Today’s income tax has its roots in the 16th Amendment to the Constitution, ratified in 1913. The amendment stated, “Congress shall have the power to lay and collect taxes on incomes, from whatever source derived, without apportionment among the several states, and without regard to any census or enumeration.” Later, Congress adopted a 1 percent tax on net personal income of more than $3,000 with a surtax of 6 percent on incomes of more than $500,000. This is when the first 1040 Form was introduced.
The Competitive Edge
Competition in the global marketplace is fierce. For any one country to maintain the lead, the systems within which it operates must aspire to higher and higher levels of efficiencies.
Every single purchase made in the U.S. is a tax point decision. Every time people buy a loaf of bread, pack of gum, or put gas into their cars they have to make a decision – is this deductible or is this not? There are literally over a trillion transactions made each year. And each one of these decisions is a judgment call.
This also means that people have to maintain records to bolster support for their decisions. In other words, over a trillion pieces of documentation have to be produced annually just in case some of the items might be tax deductible. And these records have to be saved for at least five years, often much longer.

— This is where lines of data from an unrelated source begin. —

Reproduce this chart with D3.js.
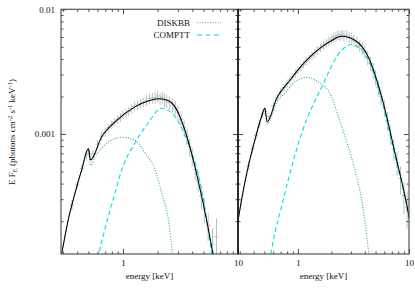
<!DOCTYPE html>
<html><head><meta charset="utf-8">
<script src="https://cdn.jsdelivr.net/npm/d3@7/dist/d3.min.js"></script>
<style>body{margin:0;background:#fff}svg{display:block}text{font-family:"Liberation Serif","DejaVu Serif",serif;fill:#111}</style>
</head><body><svg id="c" width="415" height="291"></svg>
<script>
// ---------- tick labels ----------
const yTickValues = [0.01, 0.001];
const yTickLabels = ["0.01", "0.001"];
const xTickValues = [1, 10];
const xTickLabels = ["1", "10"];
const legendLabels = ["DISKBB", "COMPTT"];
const xTitle = "energy [keV]";

// ---------- left panel: data ----------
const leftDataE = [0.36,0.40,0.44,0.48,0.51,0.55,0.60,0.65,0.70,0.75,0.80,0.85,0.90,0.95,1.00,1.06,1.12,1.19,1.26,1.34,1.42,1.50,1.60,1.70,1.80,1.90,2.00,2.10,2.20,2.30,2.40,2.55,2.70,2.85,3.00,3.20,3.40,3.60,3.80,4.00,4.25,4.50,4.80,5.10,5.50,6.00,6.50];
const leftDataF = [2.7e-4,3.9e-4,5.3e-4,6.8e-4,7.0e-4,6.9e-4,8.3e-4,9.6e-4,1.03e-3,1.12e-3,1.19e-3,1.25e-3,1.31e-3,1.36e-3,1.42e-3,1.47e-3,1.52e-3,1.60e-3,1.66e-3,1.71e-3,1.76e-3,1.80e-3,1.86e-3,1.92e-3,1.94e-3,1.96e-3,2.02e-3,1.92e-3,1.97e-3,1.88e-3,1.84e-3,1.78e-3,1.71e-3,1.62e-3,1.50e-3,1.31e-3,1.12e-3,9.6e-4,7.9e-4,6.6e-4,5.2e-4,4.2e-4,3.2e-4,2.5e-4,1.85e-4,1.3e-4,1.5e-4];
const leftDataErr = [0.09,0.08,0.08,0.08,0.08,0.08,0.08,0.08,0.08,0.08,0.08,0.08,0.08,0.08,0.08,0.08,0.08,0.09,0.09,0.09,0.09,0.09,0.10,0.10,0.10,0.11,0.11,0.11,0.11,0.12,0.12,0.12,0.13,0.13,0.13,0.14,0.15,0.15,0.16,0.17,0.18,0.19,0.21,0.23,0.26,0.35,0.40];
// ---------- left panel: model ----------
const leftTotalE = [0.28,0.293,0.334,0.383,0.437,0.50,0.522,0.653,0.852,1.27,1.6,2.02,2.4,2.83,3.67,4.49,5.48,6.3];
const leftTotalF = [8.9e-5,1.1e-4,2.05e-4,3.37e-4,5.15e-4,7.6e-4,6.2e-4,9.5e-4,1.25e-3,1.65e-3,1.82e-3,1.92e-3,1.87e-3,1.65e-3,8.95e-4,4.29e-4,1.8e-4,9e-5];
const leftDiskE = [0.28,0.293,0.334,0.383,0.437,0.50,0.522,0.571,0.697,0.974,1.27,1.55,1.90,2.17,2.48,2.65,2.76];
const leftDiskF = [8.9e-5,1.1e-4,2.05e-4,3.37e-4,5.15e-4,7.6e-4,5.6e-4,6.58e-4,8.17e-4,9.41e-4,8.95e-4,7.05e-4,5.15e-4,3.37e-4,2.05e-4,1.25e-4,9e-5];
const leftComptE = [0.60,0.745,0.852,0.974,1.27,1.65,2.17,2.83,3.67,4.83,5.9,6.1];
const leftComptF = [1.0e-4,2.18e-4,3.36e-4,5.15e-4,8.47e-4,1.22e-3,1.61e-3,1.38e-3,8.47e-4,3.56e-4,1.1e-4,9e-5];

// ---------- right panel: data ----------
const rightDataE = [0.36,0.39,0.42,0.45,0.48,0.51,0.55,0.60,0.65,0.70,0.75,0.80,0.85,0.90,0.95,1.00,1.06,1.12,1.19,1.26,1.34,1.42,1.50,1.60,1.70,1.80,1.90,2.00,2.10,2.20,2.30,2.40,2.50,2.60,2.75,2.90,3.05,3.20,3.40,3.60,3.80,4.00,4.25,4.50,4.75,5.00,5.30,5.60,6.00,6.40,6.80,7.30,7.80,8.40,9.00,9.60];
const rightDataF = [5.6e-4,7.6e-4,9.7e-4,1.2e-3,1.45e-3,1.52e-3,1.38e-3,1.68e-3,1.95e-3,2.18e-3,2.36e-3,2.55e-3,2.72e-3,2.88e-3,3.05e-3,3.25e-3,3.42e-3,3.62e-3,3.85e-3,4.02e-3,4.25e-3,4.45e-3,4.68e-3,4.92e-3,5.15e-3,5.35e-3,5.55e-3,5.75e-3,5.95e-3,6.05e-3,6.2e-3,6.15e-3,6.3e-3,6.1e-3,6.2e-3,5.95e-3,5.95e-3,5.6e-3,5.45e-3,5.1e-3,4.85e-3,4.55e-3,4.1e-3,3.7e-3,3.25e-3,2.85e-3,2.35e-3,2.0e-3,1.62e-3,1.28e-3,1.0e-3,7.6e-4,5.9e-4,4.4e-4,3.2e-4,2.6e-4];
const rightDataErr = [0.08,0.08,0.07,0.07,0.07,0.07,0.07,0.07,0.07,0.07,0.07,0.07,0.07,0.07,0.07,0.07,0.07,0.07,0.08,0.08,0.08,0.08,0.08,0.08,0.08,0.08,0.09,0.09,0.09,0.09,0.09,0.09,0.09,0.10,0.10,0.10,0.10,0.11,0.11,0.11,0.12,0.12,0.13,0.13,0.14,0.14,0.15,0.15,0.16,0.17,0.18,0.20,0.22,0.25,0.29,0.33];
// ---------- right panel: model ----------
const rightTotalE = [0.28,0.29,0.311,0.357,0.41,0.471,0.504,0.529,0.643,0.847,1.2,1.64,2.0,2.48,3.26,4.3,5.67,7.48,9.86,10.5];
const rightTotalF = [1.7e-4,2.05e-4,2.96e-4,5.47e-4,8.95e-4,1.38e-3,1.61e-3,1.25e-3,1.93e-3,2.7e-3,3.91e-3,4.99e-3,5.6e-3,6.08e-3,5.65e-3,4.15e-3,1.99e-3,7.05e-4,2.33e-4,1.7e-4];
const rightDiskE = [0.28,0.29,0.311,0.357,0.41,0.471,0.504,0.529,0.643,0.763,0.94,1.2,1.52,2.01,2.31,2.84,3.26,3.75,4.3,4.45];
const rightDiskF = [1.7e-4,2.05e-4,2.96e-4,5.47e-4,8.95e-4,1.38e-3,1.61e-3,1.2e-3,1.8e-3,2.12e-3,2.62e-3,2.84e-3,2.62e-3,1.99e-3,1.38e-3,7.91e-4,5.15e-4,2.96e-4,1.19e-4,9e-5];
const rightComptE = [0.555,0.621,0.713,0.818,1.08,1.64,2.48,3.05,4.3,5.67,7.48,9.86,10.5];
const rightComptF = [9.5e-5,1.61e-4,2.62e-4,4.29e-4,1.01e-3,2.39e-3,4.7e-3,5.22e-3,3.91e-3,1.87e-3,6.6e-4,2.25e-4,1.6e-4];

// ---------- layout ----------
const svg = d3.select("#c");
const Y0 = 9.3, Y1 = 254;
const xDomain = [0.289, 10];
const yScale = d3.scaleLog().domain([1.09e-4, 0.01]).range([Y1, Y0]);
const COL_DISK = "#2fa3a3", COL_COMPT = "#00dde6", COL_DATA = "#b8c2c2";

// minor tick positions
const yMinor = [];
[1e-4, 1e-3].forEach(d => { for (let k = 2; k <= 9; k++) yMinor.push(k * d); });
const xMinor = [];
[0.1, 1].forEach(d => { for (let k = 2; k <= 9; k++) { const v = k * d; if (v > 0.29) xMinor.push(v); } });

const panels = [
  { x0: 61, x1: 238, data: [leftDataE, leftDataF, leftDataErr], total: [leftTotalE, leftTotalF], disk: [leftDiskE, leftDiskF], compt: [leftComptE, leftComptF], yLabels: true },
  { x0: 238, x1: 409, data: [rightDataE, rightDataF, rightDataErr], total: [rightTotalE, rightTotalF], disk: [rightDiskE, rightDiskF], compt: [rightComptE, rightComptF], yLabels: false }
];

panels.forEach((p, i) => {
  const xs = d3.scaleLog().domain(xDomain).range([p.x0, p.x1]);
  const clipId = "clip" + i;
  svg.append("clipPath").attr("id", clipId).append("rect")
    .attr("x", p.x0).attr("y", Y0).attr("width", p.x1 - p.x0).attr("height", Y1 - Y0);
  const g = svg.append("g").attr("clip-path", `url(#${clipId})`);

  // data crosses
  const [dE, dF, dErr] = p.data;
  const pts = dE.map((e, j) => ({ e, f: dF[j], r: dErr[j] }));
  const dg = g.append("g").attr("stroke", COL_DATA).attr("stroke-width", 1);
  dg.selectAll("line.v").data(pts).join("line").attr("class", "v")
    .attr("x1", d => xs(d.e)).attr("x2", d => xs(d.e))
    .attr("y1", d => yScale(d.f * (1 + d.r))).attr("y2", d => yScale(d.f * (1 - d.r)));
  dg.selectAll("line.h").data(pts).join("line").attr("class", "h")
    .attr("x1", d => xs(d.e * 0.955)).attr("x2", d => xs(d.e * 1.045))
    .attr("y1", d => yScale(d.f)).attr("y2", d => yScale(d.f));

  const line = d3.line().x(d => xs(d[0])).y(d => yScale(d[1])).curve(d3.curveMonotoneX);
  const zip = (a) => a[0].map((e, j) => [e, a[1][j]]);
  g.append("path").attr("d", line(zip(p.disk))).attr("fill", "none")
    .attr("stroke", COL_DISK).attr("stroke-width", 1.1).attr("stroke-dasharray", "1,1.6");
  g.append("path").attr("d", line(zip(p.compt))).attr("fill", "none")
    .attr("stroke", COL_COMPT).attr("stroke-width", 1.1).attr("stroke-dasharray", "4.5,3");
  g.append("path").attr("d", line(zip(p.total))).attr("fill", "none")
    .attr("stroke", "#000").attr("stroke-width", 1.05);

  // axes (ticks inward)
  const mk = (axis, pos, major, minor, labels, fmt) => {
    const gm = svg.append("g").attr("transform", pos);
    gm.call(axis.tickValues(minor).tickSize(-2.5).tickFormat(""));
    const gM = svg.append("g").attr("transform", pos);
    gM.call((labels ? axis.tickValues(major).tickSize(-5).tickPadding(6).tickFormat(fmt) : axis.tickValues(major).tickSize(-5).tickFormat("")));
    [gm, gM].forEach(a => { a.select(".domain").remove(); a.selectAll("line").attr("stroke", "#333").attr("stroke-width", 0.9); a.selectAll("text").attr("font-size", 9).attr("font-family", '"Liberation Serif",serif').attr("fill", "#111"); });
  };
  mk(d3.axisBottom(xs), `translate(0,${Y1})`, xTickValues, xMinor, true, (d) => xTickLabels[xTickValues.indexOf(d)]);
  mk(d3.axisTop(xs), `translate(0,${Y0})`, xTickValues, xMinor, false);
  mk(d3.axisLeft(yScale), `translate(${p.x0},0)`, yTickValues, yMinor, p.yLabels, (d) => yTickLabels[yTickValues.indexOf(d)]);
  mk(d3.axisRight(yScale), `translate(${p.x1},0)`, yTickValues, yMinor, false);

  // frame
  svg.append("rect").attr("x", p.x0).attr("y", Y0).attr("width", p.x1 - p.x0).attr("height", Y1 - Y0)
    .attr("fill", "none").attr("stroke", "#555").attr("stroke-width", 1.2);

  svg.append("text").attr("x", (p.x0 + p.x1) / 2).attr("y", 279).attr("text-anchor", "middle")
    .attr("font-size", 9).text(xTitle);
});

// divider darker
svg.append("line").attr("x1", 238).attr("x2", 238).attr("y1", Y0).attr("y2", Y1).attr("stroke", "#000").attr("stroke-width", 1.2);

// y title
const yt = svg.append("text").attr("transform", "translate(15,132) rotate(-90)").attr("text-anchor", "middle").attr("font-size", 9);
yt.append("tspan").text("E F");
yt.append("tspan").attr("baseline-shift", "-25%").attr("font-size", 6.5).text("E");
yt.append("tspan").text(" (photons cm");
yt.append("tspan").attr("baseline-shift", "40%").attr("font-size", 6.5).text("-2");
yt.append("tspan").text(" s");
yt.append("tspan").attr("baseline-shift", "40%").attr("font-size", 6.5).text("-1");
yt.append("tspan").text(" keV");
yt.append("tspan").attr("baseline-shift", "40%").attr("font-size", 6.5).text("-1");
yt.append("tspan").text(")");

// legend
const lg = svg.append("g");
[[22.7, COL_DISK, "1,1.6"], [35, COL_COMPT, "5,3.5"]].forEach((r, i) => {
  lg.append("text").attr("x", 190).attr("y", r[0] + 3).attr("text-anchor", "end").attr("font-size", 9).text(legendLabels[i]);
  lg.append("line").attr("x1", 197).attr("x2", 221).attr("y1", r[0]).attr("y2", r[0])
    .attr("stroke", r[1]).attr("stroke-width", 1.1).attr("stroke-dasharray", r[2]);
});
</script></body></html>
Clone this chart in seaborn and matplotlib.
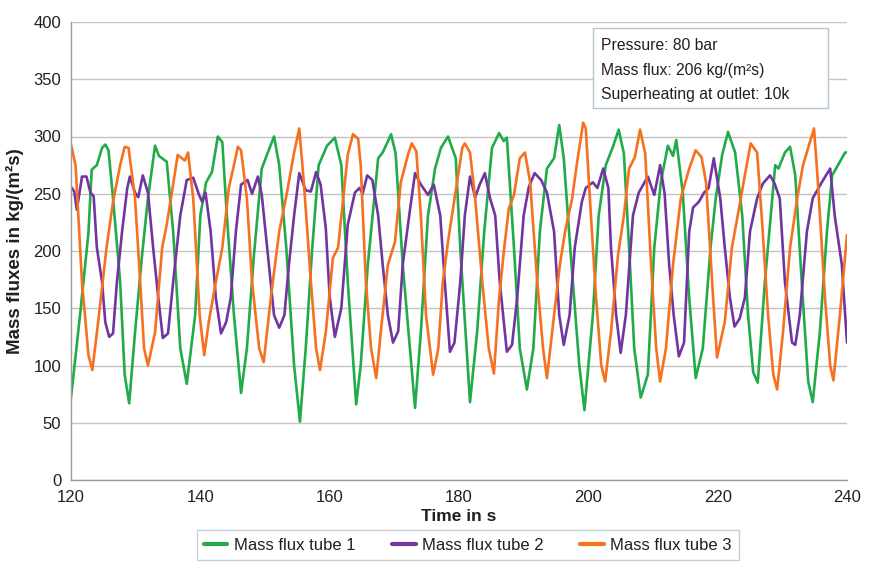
import matplotlib
matplotlib.use("Agg")
import matplotlib.pyplot as plt
from matplotlib.patches import Rectangle
import seaborn as sns

# values (time in s, mass flux in kg/(m²s))
green_t = [120.0, 121.4, 122.7, 123.2, 124.0, 124.8, 125.3, 125.8, 126.5, 127.6, 128.3, 129.0,
           129.9, 131.0, 131.9, 133.0, 133.6, 134.8, 135.8, 136.9, 137.9, 139.2, 140.0, 140.9,
           141.8, 142.7, 143.4, 144.1, 145.2, 146.3, 147.2, 148.3, 149.5, 150.3, 151.4, 152.2,
           153.3, 154.5, 155.4, 156.3, 157.3, 158.3, 159.6, 160.8, 161.8, 162.8, 164.1, 164.8,
           165.9, 167.5, 168.2, 169.5, 170.2, 171.3, 173.2, 174.1, 175.2, 176.3, 177.2, 178.3,
           179.5, 180.2, 181.7, 182.8, 183.9, 185.1, 186.2, 186.9, 187.4, 188.5, 189.4, 190.5,
           191.5, 192.5, 193.6, 194.7, 195.5, 196.2, 197.2, 198.6, 199.4, 200.7, 201.6, 202.7,
           203.8, 204.7, 205.5, 206.3, 207.1, 208.1, 209.2, 210.2, 211.2, 212.3, 213.1, 213.6,
           214.6, 215.6, 216.6, 217.7, 218.9, 219.7, 220.7, 221.6, 222.7, 223.8, 224.7, 225.5,
           226.2, 227.3, 228.9, 229.4, 230.4, 231.2, 232.0, 233.0, 234.0, 234.7, 235.8, 236.9,
           237.7, 238.6, 239.7, 240.0]
green_v = [72, 144, 216, 271, 275, 290, 293, 288, 246, 173, 92, 67,
           129, 197, 246, 292, 283, 278, 217, 115, 84, 144, 231, 260,
           269, 300, 295, 231, 144, 76, 115, 197, 272, 284, 300, 275,
           202, 100, 51, 115, 202, 275, 292, 299, 275, 173, 66, 100,
           188, 281, 286, 302, 285, 188, 63, 129, 231, 272, 290, 300,
           281, 202, 68, 129, 217, 290, 303, 296, 299, 203, 115, 79,
           115, 217, 272, 281, 310, 281, 203, 100, 61, 144, 231, 275,
           291, 306, 285, 203, 115, 72, 92, 203, 260, 292, 283, 297,
           251, 159, 89, 115, 203, 246, 284, 304, 286, 231, 144, 94,
           85, 173, 275, 272, 286, 291, 266, 173, 86, 68, 129, 217,
           266, 275, 286, 286]

purple_t = [120.0, 120.5, 120.9, 121.7, 122.4, 123.0, 123.5, 124.0, 124.8, 125.3, 125.9, 126.5,
            127.1, 127.9, 128.7, 129.1, 129.9, 130.4, 131.1, 131.9, 132.7, 133.5, 134.2, 135.0,
            135.8, 136.9, 137.9, 138.9, 139.8, 140.3, 140.8, 141.6, 142.4, 143.2, 144.0, 144.7,
            145.5, 146.3, 147.3, 148.0, 148.9, 149.5, 150.6, 151.4, 152.2, 153.0, 153.7, 154.5,
            155.3, 156.3, 157.1, 157.9, 158.6, 159.4, 160.0, 160.8, 161.8, 162.8, 163.9, 164.6,
            165.1, 165.8, 166.6, 167.5, 168.2, 169.0, 169.8, 170.6, 171.3, 172.3, 173.2, 174.1,
            175.2, 176.1, 177.1, 177.8, 178.6, 179.3, 180.2, 180.9, 181.7, 182.5, 183.2, 184.0,
            184.8, 185.6, 186.3, 187.4, 188.2, 189.0, 190.0, 190.8, 191.7, 192.7, 193.6, 194.7,
            195.5, 196.2, 197.1, 197.9, 199.0, 199.6, 200.7, 201.4, 202.3, 203.1, 203.5, 204.3,
            205.0, 205.8, 206.9, 207.8, 209.2, 210.2, 211.1, 211.8, 212.5, 213.2, 214.0, 214.8,
            215.6, 216.2, 217.1, 217.9, 218.6, 219.4, 220.4, 221.1, 221.9, 222.6, 223.4, 224.2,
            225.0, 226.1, 227.0, 228.1, 228.8, 229.6, 230.4, 231.5, 232.0, 232.7, 233.8, 234.7,
            236.1, 237.4, 238.1, 239.2, 240.0]
purple_v = [256, 252, 236, 265, 265, 251, 248, 203, 173, 138, 125, 128,
            173, 217, 255, 265, 251, 247, 266, 251, 203, 159, 124, 128,
            173, 231, 262, 264, 249, 243, 251, 217, 159, 128, 138, 159,
            217, 258, 262, 250, 265, 249, 188, 144, 133, 144, 188, 231,
            268, 253, 252, 269, 258, 220, 160, 125, 150, 223, 251, 255,
            250, 266, 262, 231, 188, 144, 120, 130, 188, 231, 268, 258,
            249, 258, 231, 173, 112, 120, 173, 231, 265, 247, 258, 268,
            246, 231, 173, 112, 118, 159, 231, 256, 268, 262, 251, 217,
            144, 118, 144, 203, 243, 255, 260, 255, 272, 255, 203, 144,
            111, 144, 231, 251, 265, 249, 275, 250, 188, 144, 108, 120,
            217, 238, 243, 251, 255, 281, 246, 203, 159, 134, 141, 159,
            217, 246, 259, 266, 259, 246, 173, 120, 118, 144, 217, 246,
            260, 272, 231, 188, 120]

orange_t = [120.0, 120.7, 121.7, 122.7, 123.3, 124.2, 125.5, 126.5, 127.6, 128.3, 128.9, 129.9,
            130.7, 131.3, 131.9, 133.0, 134.1, 134.8, 135.6, 136.5, 137.6, 138.1, 138.9, 139.9,
            140.6, 141.3, 142.4, 143.4, 144.4, 145.2, 145.8, 146.3, 147.2, 148.0, 149.1, 149.8,
            150.9, 152.2, 153.4, 154.5, 155.3, 156.0, 157.1, 157.9, 158.5, 159.4, 160.5, 161.3,
            162.1, 162.8, 163.6, 164.4, 164.8, 165.6, 166.4, 167.2, 167.9, 169.0, 170.1, 171.0,
            172.1, 172.7, 173.4, 174.1, 174.9, 176.0, 176.8, 177.5, 178.3, 179.1, 179.7, 180.5,
            180.9, 181.7, 182.5, 183.6, 184.6, 185.4, 186.2, 187.0, 187.7, 188.5, 189.4, 190.2,
            191.0, 192.1, 193.0, 193.6, 194.7, 195.6, 196.4, 197.5, 198.2, 199.2, 199.6, 200.4,
            201.2, 202.0, 202.6, 203.5, 204.6, 205.5, 206.3, 207.2, 208.0, 208.8, 209.7, 210.5,
            211.1, 212.0, 213.1, 214.3, 215.6, 216.6, 217.5, 218.2, 219.3, 219.9, 221.1, 222.2,
            223.1, 224.2, 225.1, 226.1, 226.8, 227.8, 228.6, 229.2, 230.1, 231.2, 232.3, 233.2,
            234.0, 234.9, 235.5, 236.6, 237.4, 237.9, 238.9, 240.0]
orange_v = [293, 275, 173, 109, 96, 138, 203, 243, 275, 291, 290, 246,
            173, 115, 100, 129, 203, 223, 251, 284, 279, 286, 246, 144,
            109, 138, 173, 203, 255, 275, 291, 288, 246, 173, 115, 103,
            159, 217, 251, 286, 307, 260, 173, 115, 96, 129, 194, 203,
            246, 284, 302, 298, 275, 173, 115, 89, 129, 188, 208, 260,
            284, 294, 287, 231, 144, 92, 115, 173, 208, 238, 260, 290,
            294, 286, 246, 173, 115, 93, 159, 203, 237, 249, 281, 286,
            260, 173, 115, 89, 144, 188, 217, 246, 275, 312, 307, 231,
            159, 100, 86, 129, 197, 231, 272, 282, 306, 285, 188, 115,
            86, 115, 188, 246, 272, 288, 282, 260, 159, 107, 138, 203,
            231, 266, 294, 286, 231, 144, 92, 79, 129, 203, 246, 275,
            290, 307, 260, 159, 100, 87, 144, 214]

series_names = ["Mass flux tube 1", "Mass flux tube 2", "Mass flux tube 3"]
series_colors = ["#22ab4a", "#7135a1", "#f5711f"]
x_ticks = [120, 140, 160, 180, 200, 220, 240]
y_ticks = [0, 50, 100, 150, 200, 250, 300, 350, 400]
info_lines = ["Pressure: 80 bar", "Mass flux: 206 kg/(m²s)", "Superheating at outlet: 10k"]


def main():
    sns.set_style("white")
    plt.rcParams["font.family"] = ["Liberation Sans", "DejaVu Sans"]
    text_col = "#231f20"
    grid_col = "#c3c3c3"

    fig = plt.figure(figsize=(8.76, 5.71), dpi=100)
    ax = fig.add_axes([71 / 876, 1 - 480 / 571, 776 / 876, 458 / 571])

    data = [(green_t, green_v), (purple_t, purple_v), (orange_t, orange_v)]
    for (t, v), name, col in zip(data, series_names, series_colors):
        sns.lineplot(x=t, y=v, color=col, label=name, linewidth=1.9, ax=ax, sort=False,
                     solid_joinstyle="round", solid_capstyle="round")

    ax.set_xlim(120, 240)
    ax.set_ylim(0, 400)
    ax.set_xticks(x_ticks)
    ax.set_yticks(y_ticks)
    ax.yaxis.grid(True, color=grid_col, linewidth=1.0)
    ax.xaxis.grid(False)
    ax.set_axisbelow(True)
    for side in ["top", "right"]:
        ax.spines[side].set_visible(False)
    for side in ["left", "bottom"]:
        ax.spines[side].set_color("#9a9a9a")
        ax.spines[side].set_linewidth(1.0)
    ax.tick_params(axis="both", direction="out", length=5, width=1, color="#9a9a9a",
                   labelsize=12, labelcolor=text_col, pad=2)

    ax.set_xlabel("Time in s", fontsize=12.5, fontweight="bold", color=text_col, labelpad=3)
    ax.set_ylabel("Mass fluxes in kg/(m²s)", fontsize=13.5, fontweight="bold", color=text_col, labelpad=7)

    ax.get_legend().remove()
    handles, labels = ax.get_legend_handles_labels()
    leg = fig.legend(handles, labels, loc="center", bbox_to_anchor=(468 / 876, 1 - 545 / 571),
                     ncol=3, frameon=True, fancybox=False, fontsize=12, handlelength=1.4,
                     handletextpad=0.4, columnspacing=2.2, borderpad=0.45)
    leg.get_frame().set_edgecolor("#b9c3cc")
    leg.get_frame().set_linewidth(1.0)
    for txt in leg.get_texts():
        txt.set_color(text_col)
    for line in leg.get_lines():
        line.set_linewidth(3.0)

    # info box top right
    box = Rectangle((593 / 876, 1 - 108 / 571), 235 / 876, 80 / 571, transform=fig.transFigure,
                    facecolor="white", edgecolor="#b3c4d3", linewidth=1.0, zorder=5)
    fig.add_artist(box)
    for i, line in enumerate(info_lines):
        fig.text(601 / 876, 1 - (45 + 25 * i) / 571, line, fontsize=11.3, color=text_col,
                 va="center", ha="left", zorder=6)

    fig.savefig("out.png", dpi=100, facecolor="white")
    plt.close(fig)


if __name__ == "__main__":
    main()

To put this in perspective, the taxes paid into the government each year are based on over a trillion judgment calls by people interpreting their understanding of a tax code consisting of several thousand pages of paper that they have never personally read… or care to read.
With staggering levels of detail required to support this system, one has to ask the questions: Why do we care? And why is this important?
Change does not happen because everyone gets together first and decides a change is going to happen. Momentum will build quickly around a single event or thought leader. When the general public senses that the end is near, an overwhelming flood of support will rapidly hasten its demise.